Eurozone contagion fears pressure Europe
The equity markets in Europe are solidly below the flatline in afternoon action, led by steep losses in financials as worries about the debt crisis spreading to Italy are hampering sentiment across the pond. Italian bond yields are higher and the nation's banking stocks are under pressure as European Union finance officials are set to meet today to continue talks about solving Greece's debt crisis, while possibly discussing the threat of contagion to Italy. Meanwhile, before the meeting, heads of the European Council, European Central Bank (ECB), and the eurozone finance ministers all held talks, along with other officials in the region, but Reuters cited one official as saying the preliminary discussion was aimed at "coordination, not a crisis meeting." Italian equity and bond markets fell sharply on Friday on growing concerns about the eurozone's third-largest economy, per Reuters, prompting Italian market regulators to approve new disclosure requirements on short sale positions. Also, stymieing sentiment, concerns remain from Friday's lackluster US jobs data and Thursday's rate hike from the ECB, while China reported some disappointing trade figures and stronger-than-expected inflation data over the weekend.
The focus on the debt situation in the region is overshadowing data out of France, which showed stronger-than-forecasted industrial and manufacturing production for May.
The UK FTSE 100 Index is 1.1% lower, France's CAC-40 Index down 2.2%, and Germany's DAX Index is falling 2.0%, while Italy's FTSE MIB Index is dropping 3.3% and Greece's Athex Composite Index decreasing 3.0%.
Global data and debt concerns pressure Asia
Stocks in Asia finished mostly lower as traders reacted to Friday's disappointing US labor report and economic data out of China. Meanwhile, the festering debt crisis in the eurozone as well as debt ceiling uncertainty in the US teamed up to stymie stocks in the region. Japan's Nikkei 225 Index declined 0.7% amid the global economic uneasiness, while South Korea's Kospi Index fell 1.1%. Stocks in Japan were also pressured by a sharp drop in shares of Elpida Memory Inc. (ELPDF $12) after the world's third-largest maker of computer memory chips, per Bloomberg, announced that it plans to raise over $900 million in capital through share and convertible bond sales. Elsewhere, Australian stocks moved solidly lower on the economic uneasiness, with the S&P/ASX 200 Index dropping 1.6%, exacerbated by the weekend unveiling of the government's carbon tax for polluting companies.
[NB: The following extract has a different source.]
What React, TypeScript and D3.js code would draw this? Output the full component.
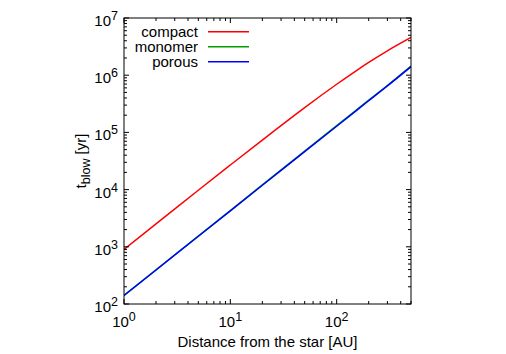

Meanwhile, stocks in China finished mixed, with the Hong Kong Hang Seng Index falling 1.7% as economic reports showed inflation was hotter than anticipated, while exports and imports grew at smaller-than-forecasted rates, exacerbating sentiment. China's consumer prices rose 6.4% year-over-year (y/y) in June, after increasing 5.5% in May, versus the 6.2% gain that economists expected, while producer prices rose 7.1% y/y, after increasing 6.8% in May, compared to the 6.9% rate that was anticipated. Moreover, a separate report showed Chinese exports rose 17.9% y/y in June, from 19.4% in May, and the 18.6% forecast, while imports increased 19.3%, following the 28.4% gain in May, versus the 25.3% rate that was projected.